TASK TO CARRY OUT — Of the lines in the entries, how many hold the word "matplotlib"? Give that number alone.

ENTRIES SUPPLIED —

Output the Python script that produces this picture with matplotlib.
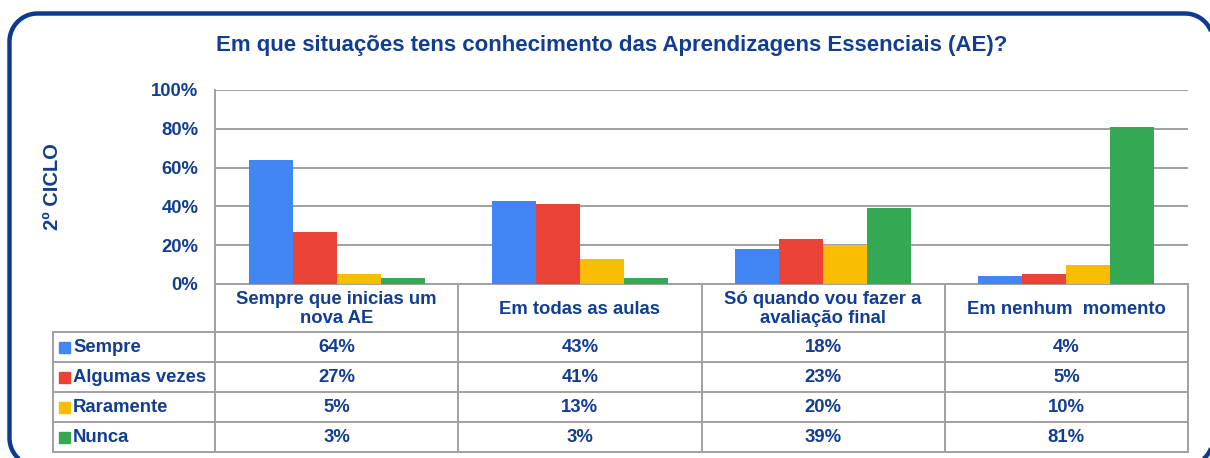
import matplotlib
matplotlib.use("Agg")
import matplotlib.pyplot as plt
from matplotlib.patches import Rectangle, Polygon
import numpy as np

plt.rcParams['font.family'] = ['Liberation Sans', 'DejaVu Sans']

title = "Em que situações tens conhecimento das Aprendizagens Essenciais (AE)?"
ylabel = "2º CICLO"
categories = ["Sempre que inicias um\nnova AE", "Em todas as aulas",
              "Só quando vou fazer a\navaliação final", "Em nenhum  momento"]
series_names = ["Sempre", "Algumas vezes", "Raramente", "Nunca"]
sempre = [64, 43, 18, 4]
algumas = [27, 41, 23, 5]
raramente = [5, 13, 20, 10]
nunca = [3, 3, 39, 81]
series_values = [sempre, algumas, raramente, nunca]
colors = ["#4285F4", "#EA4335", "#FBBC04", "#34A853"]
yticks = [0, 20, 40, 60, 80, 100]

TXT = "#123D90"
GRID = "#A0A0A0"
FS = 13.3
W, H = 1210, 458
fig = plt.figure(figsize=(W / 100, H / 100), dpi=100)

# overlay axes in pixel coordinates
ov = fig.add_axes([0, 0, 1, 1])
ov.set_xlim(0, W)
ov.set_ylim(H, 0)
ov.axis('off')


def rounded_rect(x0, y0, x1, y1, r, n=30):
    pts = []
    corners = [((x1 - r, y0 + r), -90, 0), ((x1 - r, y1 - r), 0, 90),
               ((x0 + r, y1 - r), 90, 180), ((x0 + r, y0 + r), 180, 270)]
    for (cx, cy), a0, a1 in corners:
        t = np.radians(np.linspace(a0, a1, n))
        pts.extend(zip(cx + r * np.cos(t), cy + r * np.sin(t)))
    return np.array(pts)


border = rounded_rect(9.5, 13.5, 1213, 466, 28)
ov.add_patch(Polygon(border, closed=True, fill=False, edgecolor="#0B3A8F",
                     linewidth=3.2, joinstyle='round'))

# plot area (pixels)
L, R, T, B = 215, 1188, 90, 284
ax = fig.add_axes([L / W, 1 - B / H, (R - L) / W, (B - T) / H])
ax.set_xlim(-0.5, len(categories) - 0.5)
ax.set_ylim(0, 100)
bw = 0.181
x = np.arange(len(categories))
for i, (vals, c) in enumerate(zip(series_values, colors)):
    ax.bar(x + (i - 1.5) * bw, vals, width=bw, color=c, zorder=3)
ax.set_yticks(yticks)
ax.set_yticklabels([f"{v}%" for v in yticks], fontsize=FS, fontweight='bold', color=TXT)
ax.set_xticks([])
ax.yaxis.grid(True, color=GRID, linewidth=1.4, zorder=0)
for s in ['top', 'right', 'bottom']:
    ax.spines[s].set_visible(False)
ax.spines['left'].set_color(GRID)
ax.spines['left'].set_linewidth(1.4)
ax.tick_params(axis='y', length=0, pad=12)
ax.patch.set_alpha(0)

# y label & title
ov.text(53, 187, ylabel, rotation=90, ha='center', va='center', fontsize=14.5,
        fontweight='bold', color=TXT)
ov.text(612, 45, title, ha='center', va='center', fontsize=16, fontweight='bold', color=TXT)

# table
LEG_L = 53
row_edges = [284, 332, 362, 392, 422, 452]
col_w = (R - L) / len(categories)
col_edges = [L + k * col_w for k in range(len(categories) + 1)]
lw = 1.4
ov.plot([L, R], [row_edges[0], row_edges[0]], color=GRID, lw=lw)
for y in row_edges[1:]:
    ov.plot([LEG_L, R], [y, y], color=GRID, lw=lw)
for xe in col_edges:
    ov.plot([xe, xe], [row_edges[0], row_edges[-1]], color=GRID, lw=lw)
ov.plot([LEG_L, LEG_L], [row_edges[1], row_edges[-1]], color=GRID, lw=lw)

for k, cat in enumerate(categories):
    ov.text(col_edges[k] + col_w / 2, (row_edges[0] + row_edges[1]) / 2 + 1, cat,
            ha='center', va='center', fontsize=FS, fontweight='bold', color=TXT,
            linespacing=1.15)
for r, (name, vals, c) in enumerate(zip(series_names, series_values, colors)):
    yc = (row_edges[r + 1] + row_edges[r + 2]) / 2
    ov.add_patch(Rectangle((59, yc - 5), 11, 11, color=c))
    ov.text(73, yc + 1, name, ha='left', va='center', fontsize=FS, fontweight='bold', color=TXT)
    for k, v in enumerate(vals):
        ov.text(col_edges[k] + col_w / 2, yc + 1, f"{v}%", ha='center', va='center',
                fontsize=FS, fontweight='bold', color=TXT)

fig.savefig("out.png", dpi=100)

---

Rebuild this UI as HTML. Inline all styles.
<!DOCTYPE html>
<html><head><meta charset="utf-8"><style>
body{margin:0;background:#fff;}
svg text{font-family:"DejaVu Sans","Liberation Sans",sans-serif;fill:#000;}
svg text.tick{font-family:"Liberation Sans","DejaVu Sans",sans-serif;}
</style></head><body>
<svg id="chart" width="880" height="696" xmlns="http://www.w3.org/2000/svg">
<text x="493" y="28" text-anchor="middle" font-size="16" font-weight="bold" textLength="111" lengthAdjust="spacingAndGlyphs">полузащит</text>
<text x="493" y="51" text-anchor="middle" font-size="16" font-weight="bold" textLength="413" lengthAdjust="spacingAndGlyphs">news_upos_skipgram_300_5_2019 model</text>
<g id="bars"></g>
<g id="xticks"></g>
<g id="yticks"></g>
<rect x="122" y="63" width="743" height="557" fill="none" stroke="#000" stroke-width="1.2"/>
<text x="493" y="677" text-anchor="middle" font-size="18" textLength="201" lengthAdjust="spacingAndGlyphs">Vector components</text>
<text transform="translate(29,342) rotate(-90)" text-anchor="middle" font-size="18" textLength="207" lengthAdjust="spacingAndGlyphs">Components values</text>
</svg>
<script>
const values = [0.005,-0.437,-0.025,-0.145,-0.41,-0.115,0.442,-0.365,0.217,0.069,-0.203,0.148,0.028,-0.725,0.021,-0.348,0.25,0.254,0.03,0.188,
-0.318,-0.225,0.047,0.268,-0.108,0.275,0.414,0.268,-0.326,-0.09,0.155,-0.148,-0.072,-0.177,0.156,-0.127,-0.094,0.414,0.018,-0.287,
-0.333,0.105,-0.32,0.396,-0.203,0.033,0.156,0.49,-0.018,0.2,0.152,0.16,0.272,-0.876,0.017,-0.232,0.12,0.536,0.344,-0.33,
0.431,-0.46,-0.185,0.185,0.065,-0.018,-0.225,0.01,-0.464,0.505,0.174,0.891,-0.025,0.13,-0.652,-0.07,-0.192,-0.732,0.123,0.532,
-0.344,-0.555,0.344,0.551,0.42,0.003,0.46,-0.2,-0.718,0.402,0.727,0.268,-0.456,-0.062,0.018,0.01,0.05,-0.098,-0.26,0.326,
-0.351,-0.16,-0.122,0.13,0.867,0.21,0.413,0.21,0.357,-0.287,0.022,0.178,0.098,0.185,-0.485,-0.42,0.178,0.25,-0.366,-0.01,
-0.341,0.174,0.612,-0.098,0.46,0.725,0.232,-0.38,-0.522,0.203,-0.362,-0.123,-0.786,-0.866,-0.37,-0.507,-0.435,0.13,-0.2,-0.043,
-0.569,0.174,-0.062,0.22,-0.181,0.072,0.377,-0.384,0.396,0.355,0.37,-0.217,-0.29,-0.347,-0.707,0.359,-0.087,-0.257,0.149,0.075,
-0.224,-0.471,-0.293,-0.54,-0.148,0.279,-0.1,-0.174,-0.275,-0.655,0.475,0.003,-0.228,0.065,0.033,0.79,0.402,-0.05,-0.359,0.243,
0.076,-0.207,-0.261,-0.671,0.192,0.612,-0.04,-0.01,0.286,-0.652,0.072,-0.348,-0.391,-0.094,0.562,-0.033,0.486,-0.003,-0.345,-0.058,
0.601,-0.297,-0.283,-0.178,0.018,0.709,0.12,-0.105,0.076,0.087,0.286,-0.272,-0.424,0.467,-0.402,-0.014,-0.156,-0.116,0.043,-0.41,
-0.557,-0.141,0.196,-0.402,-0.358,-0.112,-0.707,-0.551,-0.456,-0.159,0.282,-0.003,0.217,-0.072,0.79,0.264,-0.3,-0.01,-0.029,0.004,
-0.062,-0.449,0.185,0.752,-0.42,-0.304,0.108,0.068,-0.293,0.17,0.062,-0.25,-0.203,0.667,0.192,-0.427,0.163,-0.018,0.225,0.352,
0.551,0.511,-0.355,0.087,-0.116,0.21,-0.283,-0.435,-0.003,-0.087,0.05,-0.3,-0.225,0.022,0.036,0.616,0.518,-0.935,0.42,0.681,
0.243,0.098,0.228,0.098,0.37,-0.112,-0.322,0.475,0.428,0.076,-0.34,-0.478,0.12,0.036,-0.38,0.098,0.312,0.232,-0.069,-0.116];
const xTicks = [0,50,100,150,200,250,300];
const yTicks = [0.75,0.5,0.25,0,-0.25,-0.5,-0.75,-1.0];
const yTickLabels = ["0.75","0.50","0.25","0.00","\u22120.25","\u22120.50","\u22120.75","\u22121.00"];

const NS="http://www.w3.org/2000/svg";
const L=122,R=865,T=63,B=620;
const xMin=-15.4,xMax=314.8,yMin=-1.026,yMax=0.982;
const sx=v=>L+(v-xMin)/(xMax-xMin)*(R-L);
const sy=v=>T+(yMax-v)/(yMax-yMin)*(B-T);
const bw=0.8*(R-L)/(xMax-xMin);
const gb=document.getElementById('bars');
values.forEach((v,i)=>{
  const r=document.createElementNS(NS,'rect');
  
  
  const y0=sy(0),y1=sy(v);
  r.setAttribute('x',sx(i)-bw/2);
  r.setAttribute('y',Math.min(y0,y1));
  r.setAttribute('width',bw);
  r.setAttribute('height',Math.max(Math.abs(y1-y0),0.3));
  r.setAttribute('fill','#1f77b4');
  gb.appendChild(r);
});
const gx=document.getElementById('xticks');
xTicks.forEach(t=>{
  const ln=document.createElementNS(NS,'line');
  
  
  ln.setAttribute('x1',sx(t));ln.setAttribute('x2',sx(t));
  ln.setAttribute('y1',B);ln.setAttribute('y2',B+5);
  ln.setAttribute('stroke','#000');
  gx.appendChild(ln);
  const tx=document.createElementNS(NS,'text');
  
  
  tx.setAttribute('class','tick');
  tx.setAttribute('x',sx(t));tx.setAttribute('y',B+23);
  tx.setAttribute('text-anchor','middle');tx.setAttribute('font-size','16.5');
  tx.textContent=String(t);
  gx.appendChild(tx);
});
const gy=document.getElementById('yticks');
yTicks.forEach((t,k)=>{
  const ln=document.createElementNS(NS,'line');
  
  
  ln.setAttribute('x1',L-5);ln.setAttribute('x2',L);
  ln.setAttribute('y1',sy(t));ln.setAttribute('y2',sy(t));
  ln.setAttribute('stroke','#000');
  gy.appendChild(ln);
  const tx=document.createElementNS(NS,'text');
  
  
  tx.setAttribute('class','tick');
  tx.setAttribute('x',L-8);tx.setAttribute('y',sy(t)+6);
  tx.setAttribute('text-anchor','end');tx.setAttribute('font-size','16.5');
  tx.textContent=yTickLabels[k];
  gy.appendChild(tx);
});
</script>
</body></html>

...

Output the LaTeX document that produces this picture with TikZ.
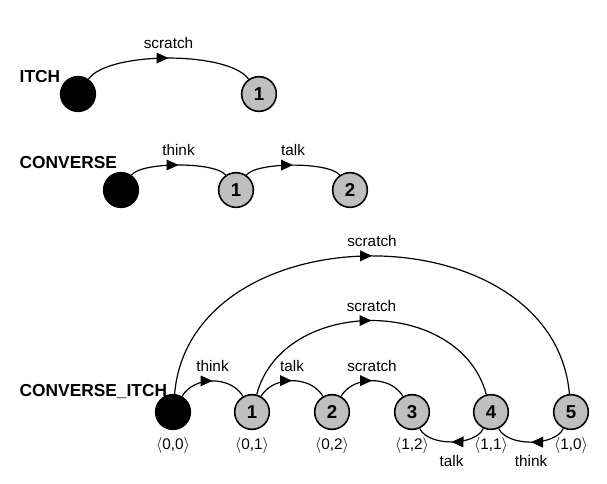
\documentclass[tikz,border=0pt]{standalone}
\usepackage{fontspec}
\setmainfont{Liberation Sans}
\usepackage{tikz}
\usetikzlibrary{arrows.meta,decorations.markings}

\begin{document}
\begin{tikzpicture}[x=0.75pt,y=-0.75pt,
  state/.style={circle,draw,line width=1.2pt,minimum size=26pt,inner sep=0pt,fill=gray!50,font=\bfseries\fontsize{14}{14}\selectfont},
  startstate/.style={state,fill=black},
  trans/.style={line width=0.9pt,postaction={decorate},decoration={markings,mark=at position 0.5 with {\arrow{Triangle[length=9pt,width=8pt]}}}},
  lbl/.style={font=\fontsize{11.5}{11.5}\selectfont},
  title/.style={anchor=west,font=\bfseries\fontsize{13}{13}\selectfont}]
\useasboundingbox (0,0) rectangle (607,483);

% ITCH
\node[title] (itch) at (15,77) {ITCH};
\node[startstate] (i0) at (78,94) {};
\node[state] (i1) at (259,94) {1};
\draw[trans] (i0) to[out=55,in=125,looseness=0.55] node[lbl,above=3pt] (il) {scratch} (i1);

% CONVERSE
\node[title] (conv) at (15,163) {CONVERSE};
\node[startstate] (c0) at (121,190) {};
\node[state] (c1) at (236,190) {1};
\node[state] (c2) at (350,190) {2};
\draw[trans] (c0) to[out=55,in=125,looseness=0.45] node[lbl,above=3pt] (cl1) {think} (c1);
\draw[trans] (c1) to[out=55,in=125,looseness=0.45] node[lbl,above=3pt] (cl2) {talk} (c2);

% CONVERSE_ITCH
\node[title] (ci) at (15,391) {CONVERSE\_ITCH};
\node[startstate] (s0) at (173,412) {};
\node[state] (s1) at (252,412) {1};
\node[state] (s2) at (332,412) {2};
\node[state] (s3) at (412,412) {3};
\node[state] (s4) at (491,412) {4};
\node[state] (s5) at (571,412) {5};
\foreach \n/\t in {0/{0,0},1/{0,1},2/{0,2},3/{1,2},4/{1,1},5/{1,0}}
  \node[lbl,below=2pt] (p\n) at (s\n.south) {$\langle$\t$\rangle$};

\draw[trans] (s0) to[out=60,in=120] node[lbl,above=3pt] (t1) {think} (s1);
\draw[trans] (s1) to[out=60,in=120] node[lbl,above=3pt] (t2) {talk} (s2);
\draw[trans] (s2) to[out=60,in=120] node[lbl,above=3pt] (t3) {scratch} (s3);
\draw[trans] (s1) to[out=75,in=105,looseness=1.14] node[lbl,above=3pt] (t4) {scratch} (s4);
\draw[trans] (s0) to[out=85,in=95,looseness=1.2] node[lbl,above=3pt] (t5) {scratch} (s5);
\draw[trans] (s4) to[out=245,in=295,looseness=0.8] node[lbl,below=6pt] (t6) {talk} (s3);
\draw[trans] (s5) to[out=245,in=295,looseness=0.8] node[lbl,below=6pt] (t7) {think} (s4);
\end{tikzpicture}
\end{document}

FINISHED TASK — 5